Stellaris is a real time with pause strategy game that’s
been out for quite some years now, especially for PC. Being a console peasant,
I’ve only just gotten around to getting it. So, is it mind-bendingly
complicated or easy to get into?
Yes.
It’s complicated. There are multiple resources/currency
types, huge timescales, diplomacy, internal political factions, bureaucratic
limitations and various policies, as well as racial bonuses and disadvantages
you can give yourself.
And yet despite that, I haven’t had too much difficult so
far with my first game. The tutorial tips are really useful, and, although complex,
everything seems to make intuitive sense. I’ve made some mistakes, which is to
be expected for a complicated game the first time it’s played, but nothing
horrendous (probably should’ve built more starbases and fewer districts).
Let’s start at the beginning. There are preset
races/civilisations you can play as, or you can make your own.
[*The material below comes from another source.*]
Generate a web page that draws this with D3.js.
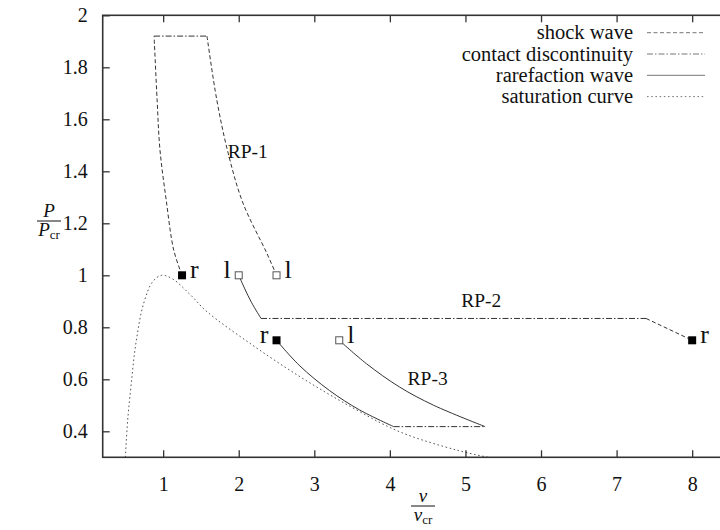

I toyed with
being Cosmic Dragons or a reptilian version of Rome (may create those later)
but decided to go with the British Space Empire, exporting tea, cricket, and
intergalactic violence to anyone who crosses me. There’s a range of cosmetic
stuff you can play with, as well as gameplay mechanics such as boosting how adaptable
your species is (handy for colonising more worlds). Another cool feature is
that empires you create may then appear in your future games as AI civs (you
can enable or disable this feature as you like for each individual empire).
Start up the game and you’ve got your homeworld, a small
military force, and civilian ships. These last ships are the most immediately
useful. Constructions ships create mining facilities, and can build starbases
in other systems, claiming them for your empire and enabling the constructions
of mining operations. Science ships fly about surveying everything so you know
which systems are worth claiming. They also analyse anomalies which can yield
significant benefits (mostly scientific, but one example of something different
would be that found a ship way more advanced than anything I had, trapped in
the gravity of a planet. I tried and succeeded to retrieve it, substantially
boosting my military capacity).
It’s a really laid back game. Mostly. The vast distances can
mean that if you get caught short militarily you end up unable to defend if
your ships are too far from the action.
Other empires can have wildly varying attitudes towards you,
based on xenophobia/xenophilia and how similar/far away you are from them. Butter
them up with trade deals (or gifts), or crack some skulls and go to war (I did
this and claimed two systems from the Figyar Star Commonwealth, including a
natural bottleneck to stop them annoying me in the future).
The speed can be varied from slow to average to fast, as
well as pausing possible pretty much any time you like. There’s a really nice
level of creative writing with the varied anomalies and special research
projects that I appreciate. Still relatively early days (I’ve been playing for
less than a week), but right now I’m enjoying it a lot. Recently formed a
federation with my best alien friends, and a third member just joined, putting
us in what I hope is pretty good shape.
I have to admit to a perverse desire to try playing it in
German. I’ve played quite a few games that way, and it’s the only reason I can
remember more than a handful of words.